A critical driver of the crisis is the drastic decline in international humanitarian funding, a consequence of collapsing trust in the Taliban’s ability or willingness to administer aid equitably and transparently. Since reclaiming power in 2021, the Taliban have presided over an increasingly opaque and repressive system, alienating donors and obstructing the mechanisms necessary for large-scale humanitarian delivery. The United States, which had been the largest single contributor to the WFP’s operations in Afghanistan, halted all food assistance in April a move prompted by concerns over mismanagement and lack of accountability under Taliban control. In the previous year alone, Washington had provided $4.5 billion out of the WFP’s global total of $9.8 billion, a vital lifeline that has now been severed.

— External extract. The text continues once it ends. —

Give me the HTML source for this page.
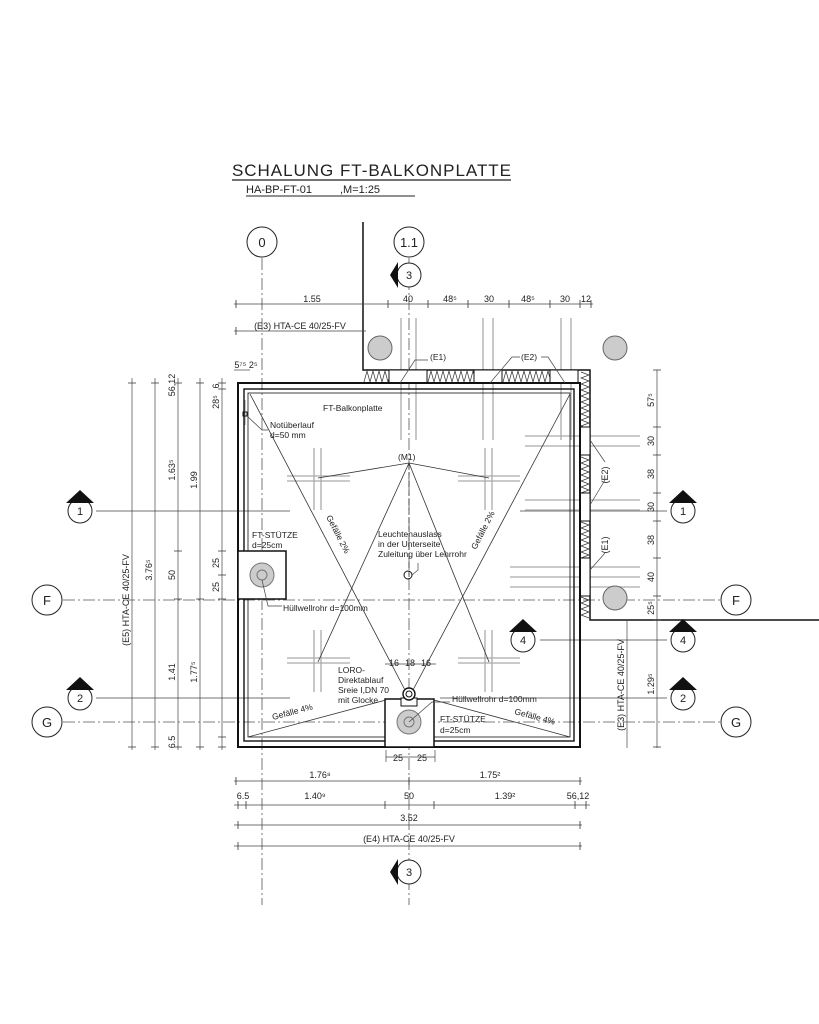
<!DOCTYPE html>
<html><head><meta charset="utf-8"><style>
html,body{margin:0;padding:0;background:#fff}
svg{display:block}
text{font-family:"Liberation Sans",Arial,sans-serif;fill:#222}
</style></head><body>
<svg width="819" height="1024" viewBox="0 0 819 1024" xmlns="http://www.w3.org/2000/svg">
<rect width="819" height="1024" fill="#fff"/>
<!-- title -->
<text x="232" y="176" font-size="17" textLength="279" lengthAdjust="spacing">SCHALUNG  FT-BALKONPLATTE</text>
<line x1="232" y1="180" x2="511" y2="180" stroke="#222" stroke-width="1.2"/>
<text x="246" y="193" font-size="11">HA-BP-FT-01</text>
<text x="340" y="193" font-size="11">,M=1:25</text>
<line x1="246" y1="196" x2="415" y2="196" stroke="#222" stroke-width="1"/>

<!-- grid axes -->
<g stroke="#555" stroke-width="0.8" stroke-dasharray="12,3,2,3" fill="none">
<line x1="262" y1="258" x2="262" y2="905"/>
<line x1="409" y1="258" x2="409" y2="905"/>
<line x1="63" y1="600" x2="720" y2="600"/>
<line x1="63" y1="722" x2="720" y2="722"/>
</g>
<g fill="#fff" stroke="#222" stroke-width="1">
<circle cx="262" cy="242" r="15"/><circle cx="409" cy="242" r="15"/>
<circle cx="47" cy="600" r="15"/><circle cx="736" cy="600" r="15"/>
<circle cx="47" cy="722" r="15"/><circle cx="736" cy="722" r="15"/>
</g>
<g font-size="13" text-anchor="middle">
<text x="262" y="247">0</text><text x="409" y="247">1.1</text>
<text x="47" y="605">F</text><text x="736" y="605">F</text>
<text x="47" y="727">G</text><text x="736" y="727">G</text>
</g>

<!-- section lines -->
<g stroke="#444" stroke-width="0.8">
<line x1="96" y1="511" x2="290" y2="511"/><line x1="520" y1="511" x2="667" y2="511"/>
<line x1="96" y1="698" x2="290" y2="698"/><line x1="440" y1="698" x2="667" y2="698"/>
<line x1="540" y1="640" x2="667" y2="640"/>
</g>
<g fill="#fff" stroke="#222" stroke-width="1">
<circle cx="80" cy="511" r="12"/><circle cx="683" cy="511" r="12"/>
<circle cx="80" cy="698" r="12"/><circle cx="683" cy="698" r="12"/>
<circle cx="523" cy="640" r="12"/><circle cx="683" cy="640" r="12"/>
<circle cx="409" cy="275" r="12"/><circle cx="409" cy="872" r="12"/>
</g>
<g fill="#111">
<path d="M66 503 L80 490 L94 503 Z"/><path d="M669 503 L683 490 L697 503 Z"/>
<path d="M66 690 L80 677 L94 690 Z"/><path d="M669 690 L683 677 L697 690 Z"/>
<path d="M509 632 L523 619 L537 632 Z"/><path d="M669 632 L683 619 L697 632 Z"/>
<path d="M398 262 L390 275 L398 288 Z"/><path d="M398 859 L390 872 L398 885 Z"/>
</g>
<g font-size="11" text-anchor="middle">
<text x="80" y="515">1</text><text x="683" y="515">1</text>
<text x="80" y="702">2</text><text x="683" y="702">2</text>
<text x="523" y="644">4</text><text x="683" y="644">4</text>
<text x="409" y="279">3</text><text x="409" y="876">3</text>
</g>

<!-- rebar gray lines -->
<g stroke="#aaa" stroke-width="1.3">
<line x1="401" y1="318" x2="401" y2="440"/><line x1="416" y1="318" x2="416" y2="440"/>
<line x1="483" y1="318" x2="483" y2="440"/><line x1="493" y1="318" x2="493" y2="440"/>
<line x1="561" y1="318" x2="561" y2="440"/><line x1="571" y1="318" x2="571" y2="440"/>
<line x1="525" y1="436" x2="640" y2="436"/><line x1="525" y1="446" x2="640" y2="446"/>
<line x1="525" y1="500" x2="640" y2="500"/><line x1="525" y1="510" x2="640" y2="510"/>
<line x1="510" y1="567" x2="640" y2="567"/><line x1="510" y1="577" x2="640" y2="577"/><line x1="510" y1="587" x2="640" y2="587"/>
<line x1="314" y1="448" x2="314" y2="510"/><line x1="321" y1="448" x2="321" y2="510"/>
<line x1="287" y1="476" x2="350" y2="476"/><line x1="287" y1="481" x2="350" y2="481"/>
<line x1="485" y1="448" x2="485" y2="510"/><line x1="492" y1="448" x2="492" y2="510"/>
<line x1="458" y1="476" x2="520" y2="476"/><line x1="458" y1="481" x2="520" y2="481"/>
<line x1="314" y1="630" x2="314" y2="692"/><line x1="321" y1="630" x2="321" y2="692"/>
<line x1="287" y1="658" x2="350" y2="658"/><line x1="287" y1="663" x2="350" y2="663"/>
<line x1="485" y1="630" x2="485" y2="692"/><line x1="492" y1="630" x2="492" y2="692"/>
<line x1="458" y1="658" x2="520" y2="658"/><line x1="458" y1="663" x2="520" y2="663"/>
<line x1="245" y1="400" x2="245" y2="425"/>
</g>

<!-- wall -->
<g stroke="#111" stroke-width="1.5" fill="none">
<polyline points="363,222 363,370 590,370 590,620 819,620"/>
<line x1="363" y1="383" x2="580" y2="383"/>
<line x1="580" y1="383" x2="580" y2="620"/>
</g>
<g stroke="#333" stroke-width="0.7" fill="none">
<path d="M364 382 l3 -11 l3 11 l3 -11 l3 11 l3 -11 l3 11 l3 -11 l3 11 l3 -11 l3 11 l3 -11 l3 11"/>
<path d="M428 382 l3 -11 l3 11 l3 -11 l3 11 l3 -11 l3 11 l3 -11 l3 11 l3 -11 l3 11 l3 -11 l3 11 l3 -11 l3 11 l3 -11 l3 11"/>
<path d="M503 382 l3 -11 l3 11 l3 -11 l3 11 l3 -11 l3 11 l3 -11 l3 11 l3 -11 l3 11 l3 -11 l3 11 l3 -11 l3 11 l3 -11 l3 11"/>
<path d="M581 372 l8 3 l-8 3 l8 3 l-8 3 l8 3 l-8 3 l8 3 l-8 3 l8 3 l-8 3 l8 3 l-8 3 l8 3 l-8 3 l8 3 l-8 3 l8 3 l-8 3 l8 3 l-8 3"/>
<path d="M581 457 l8 3 l-8 3 l8 3 l-8 3 l8 3 l-8 3 l8 3 l-8 3 l8 3 l-8 3 l8 3 l-8 3"/>
<path d="M581 522 l8 3 l-8 3 l8 3 l-8 3 l8 3 l-8 3 l8 3 l-8 3 l8 3 l-8 3 l8 3 l-8 3"/>
<path d="M581 597 l8 3 l-8 3 l8 3 l-8 3 l8 3 l-8 3 l8 3"/>
</g>
<g fill="#fff" stroke="#111" stroke-width="1">
<rect x="389" y="370" width="38" height="13"/><rect x="474" y="370" width="28" height="13"/><rect x="550" y="370" width="28" height="13"/>
<rect x="580" y="427" width="10" height="28"/><rect x="580" y="493" width="10" height="28"/><rect x="580" y="558" width="10" height="38"/>
</g>

<!-- slab -->
<g fill="none" stroke="#111">
<rect x="238" y="383" width="342" height="364" stroke-width="2"/>
<rect x="244" y="389" width="330" height="352" stroke-width="1.4"/>
<rect x="248" y="393" width="322" height="344" stroke-width="0.8"/>
</g>
<rect x="238" y="551" width="48" height="48" fill="#fff" stroke="#111" stroke-width="1.5"/>
<circle cx="262" cy="575" r="12" fill="#ccc" stroke="#777"/><circle cx="262" cy="575" r="5" fill="none" stroke="#777"/>
<rect x="385" y="699" width="49" height="48" fill="#fff" stroke="#111" stroke-width="1.5"/>
<circle cx="409" cy="722" r="12" fill="#ccc" stroke="#777"/><circle cx="409" cy="722" r="5" fill="none" stroke="#777"/>
<rect x="401" y="698" width="16" height="8" fill="#fff" stroke="#111"/>
<circle cx="409" cy="694" r="6" fill="#fff" stroke="#111" stroke-width="1.4"/><circle cx="409" cy="694" r="3" fill="none" stroke="#111"/>
<g fill="#ccc" stroke="#666">
<circle cx="380" cy="348" r="12"/><circle cx="615" cy="348" r="12"/><circle cx="615" cy="598" r="12"/>
</g>
<rect x="243" y="412" width="4" height="4" fill="none" stroke="#111"/>

<g stroke="#333" stroke-width="0.8" fill="none">
<line x1="250" y1="394" x2="405" y2="690"/><line x1="570" y1="394" x2="413" y2="690"/>
<line x1="409" y1="463" x2="318" y2="478"/><line x1="409" y1="463" x2="489" y2="478"/>
<line x1="409" y1="463" x2="318" y2="662"/><line x1="409" y1="463" x2="489" y2="662"/>
<line x1="248" y1="737" x2="386" y2="700"/><line x1="570" y1="737" x2="434" y2="700"/>
<line x1="409" y1="463" x2="409" y2="580" stroke-dasharray="6,3"/>
</g>
<circle cx="408" cy="575" r="4" fill="none" stroke="#111"/>

<g stroke="#444" stroke-width="0.7">
<line x1="234" y1="304" x2="593" y2="304"/>
<line x1="234" y1="331" x2="366" y2="331"/>
<line x1="234" y1="370" x2="250" y2="370"/>
<line x1="234" y1="781" x2="582" y2="781"/>
<line x1="234" y1="805" x2="590" y2="805"/>
<line x1="234" y1="825" x2="582" y2="825"/>
<line x1="234" y1="846" x2="582" y2="846"/>
<line x1="386" y1="757" x2="435" y2="757"/>
<line x1="386" y1="750" x2="386" y2="762"/><line x1="435" y1="750" x2="435" y2="762"/>
<line x1="385" y1="664" x2="436" y2="664"/>
<line x1="132" y1="378" x2="132" y2="750"/><line x1="155" y1="378" x2="155" y2="750"/>
<line x1="178" y1="378" x2="178" y2="750"/><line x1="200" y1="378" x2="200" y2="750"/>
<line x1="222" y1="378" x2="222" y2="750"/>
<line x1="657" y1="370" x2="657" y2="748"/>
<line x1="627" y1="620" x2="627" y2="748"/>
</g>
<g stroke="#333" stroke-width="0.8">
<path d="M236 300v8M388 300v8M428 300v8M468 300v8M509 300v8M550 300v8M580 300v8M591 300v8"/>
<path d="M236 327v8M236 777v8M409 777v8M580 777v8M238 801v8M246 801v8M385 801v8M434 801v8M575 801v8M586 801v8M238 821v8M580 821v8M238 842v8M580 842v8"/>
<path d="M128 383h8M128 747h8M151 383h8M151 747h8M174 383h8M174 551h8M174 599h8M174 747h8M196 383h8M196 599h8M196 747h8M218 383h8M218 389h8M218 551h8M218 575h8M218 599h8M218 737h8M218 747h8"/>
<path d="M653 370h8M653 427h8M653 455h8M653 493h8M653 521h8M653 558h8M653 596h8M653 620h8M653 747h8"/>
</g>
<g font-size="9" text-anchor="middle">
<text x="312" y="302">1.55</text><text x="408" y="302">40</text><text x="450" y="302">48⁵</text>
<text x="489" y="302">30</text><text x="528" y="302">48⁵</text><text x="565" y="302">30</text><text x="586" y="302">12</text>
<text x="300" y="329">(E3) HTA-CE 40/25-FV</text>
<text x="246" y="368">5⁷⁵ 2⁵</text>
<text x="320" y="778">1.76⁸</text><text x="490" y="778">1.75²</text>
<text x="243" y="799">6.5</text><text x="315" y="799">1.40⁹</text><text x="409" y="799">50</text>
<text x="505" y="799">1.39²</text><text x="578" y="799">56,12</text>
<text x="409" y="821">3.52</text>
<text x="409" y="842">(E4) HTA-CE 40/25-FV</text>
<text x="398" y="761">25</text><text x="422" y="761">25</text>
<text x="394" y="666">16</text><text x="410" y="666">18</text><text x="426" y="666">16</text>
</g>
<g font-size="9" text-anchor="middle">
<text transform="translate(129,600) rotate(-90)">(E5) HTA-CE 40/25-FV</text>
<text transform="translate(152,570) rotate(-90)">3.76⁵</text>
<text transform="translate(175,385) rotate(-90)">56,12</text>
<text transform="translate(175,470) rotate(-90)">1.63⁵</text>
<text transform="translate(175,575) rotate(-90)">50</text>
<text transform="translate(175,672) rotate(-90)">1.41</text>
<text transform="translate(175,742) rotate(-90)">6.5</text>
<text transform="translate(197,480) rotate(-90)">1.99</text>
<text transform="translate(197,672) rotate(-90)">1.77⁵</text>
<text transform="translate(219,386) rotate(-90)">6</text>
<text transform="translate(219,402) rotate(-90)">28⁵</text>
<text transform="translate(219,563) rotate(-90)">25</text>
<text transform="translate(219,587) rotate(-90)">25</text>
<text transform="translate(654,400) rotate(-90)">57⁵</text>
<text transform="translate(654,441) rotate(-90)">30</text>
<text transform="translate(654,474) rotate(-90)">38</text>
<text transform="translate(654,507) rotate(-90)">30</text>
<text transform="translate(654,540) rotate(-90)">38</text>
<text transform="translate(654,577) rotate(-90)">40</text>
<text transform="translate(654,608) rotate(-90)">25⁵</text>
<text transform="translate(654,684) rotate(-90)">1.29⁵</text>
<text transform="translate(624,685) rotate(-90)">(E3) HTA-CE 40/25-FV</text>
<text transform="translate(608,475) rotate(-90)">(E2)</text>
<text transform="translate(608,545) rotate(-90)">(E1)</text>
</g>
<g font-size="8.5">
<text x="323" y="411">FT-Balkonplatte</text>
<text x="270" y="428">Notüberlauf</text><text x="270" y="438">d=50 mm</text>
<text x="398" y="460">(M1)</text>
<text x="430" y="360">(E1)</text><text x="521" y="360">(E2)</text>
<text x="378" y="537">Leuchtenauslass</text><text x="378" y="547">in der Unterseite</text><text x="378" y="557">Zuleitung über Lehrrohr</text>
<text x="252" y="538">FT-STÜTZE</text><text x="252" y="548">d=25cm</text>
<text x="283" y="611">Hüllwellrohr d=100mm</text>
<text x="338" y="673">LORO-</text><text x="338" y="683">Direktablauf</text><text x="338" y="693">Sreie I,DN 70</text><text x="338" y="703">mit Glocke</text>
<text x="452" y="702">Hüllwellrohr d=100mm</text>
<text x="440" y="722">FT-STÜTZE</text><text x="440" y="733">d=25cm</text>
<text transform="translate(273,720) rotate(-15)">Gefälle 4%</text>
<text transform="translate(514,714) rotate(15)">Gefälle 4%</text>
<text transform="translate(326,517) rotate(63)">Gefälle 2%</text>
<text transform="translate(476,550) rotate(-63)">Gefälle 2%</text>
</g>
<g stroke="#444" stroke-width="0.7" fill="none">
<polyline points="247,416 262,430 268,430"/>
<polyline points="400,383 415,360 428,360"/><polyline points="490,383 512,357 520,357"/><polyline points="565,383 548,357 541,357"/>
<polyline points="590,440 605,462"/><polyline points="590,505 605,480"/><polyline points="590,570 605,553"/>
<polyline points="262,580 268,606 282,606"/>
<polyline points="409,722 432,702 450,702"/>
<polyline points="412,575 418,570 418,563"/>
</g>
</svg>
</body></html>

Compounding the crisis is the mass return of Afghanistan’s refugees from neighboring countries, particularly Iran. The report notes that more than 60,000 returnees have arrived over the past two months alone, placing unsustainable pressure on already depleted food stocks and humanitarian infrastructure. The WFP estimates that an additional $15 million is needed immediately to support these displaced communities, many of whom return to find their homeland devoid of services and opportunity. While Taliban officials have attempted to deflect responsibility, issuing vague warnings about climate change, drought, shrinking agricultural land, and flash floods, their rhetoric rings hollow. Environmental challenges, while serious, are not the root cause of this humanitarian catastrophe. Rather, it is the Taliban’s incompetence, systemic corruption, and draconian policies that have paralyzed Afghanistan’s food systems, obstructed relief efforts, and driven the nation further into despair.

The regime’s refusal to uphold basic human rights especially the exclusion of women from public life, education, and humanitarian work has compounded the suffering. The Taliban’s ideological war against women has not only crippled the country’s health and nutrition sectors, but has also alienated humanitarian partners who view gender-based exclusion as a breach of international humanitarian principles. As a result, Afghanistan today is a nation besieged not just by hunger, but by the legacy of a failed and illegitimate regime that governs through fear rather than service. Its children, innocent and voiceless, are bearing the full weight of this collapse. Each stunted child is a silent indictment of a system that has forsaken its most basic responsibilities.

Unless decisive global action is taken independently of Taliban interference the country risks sliding further into a humanitarian abyss from which recovery will become not just difficult, but perhaps impossible.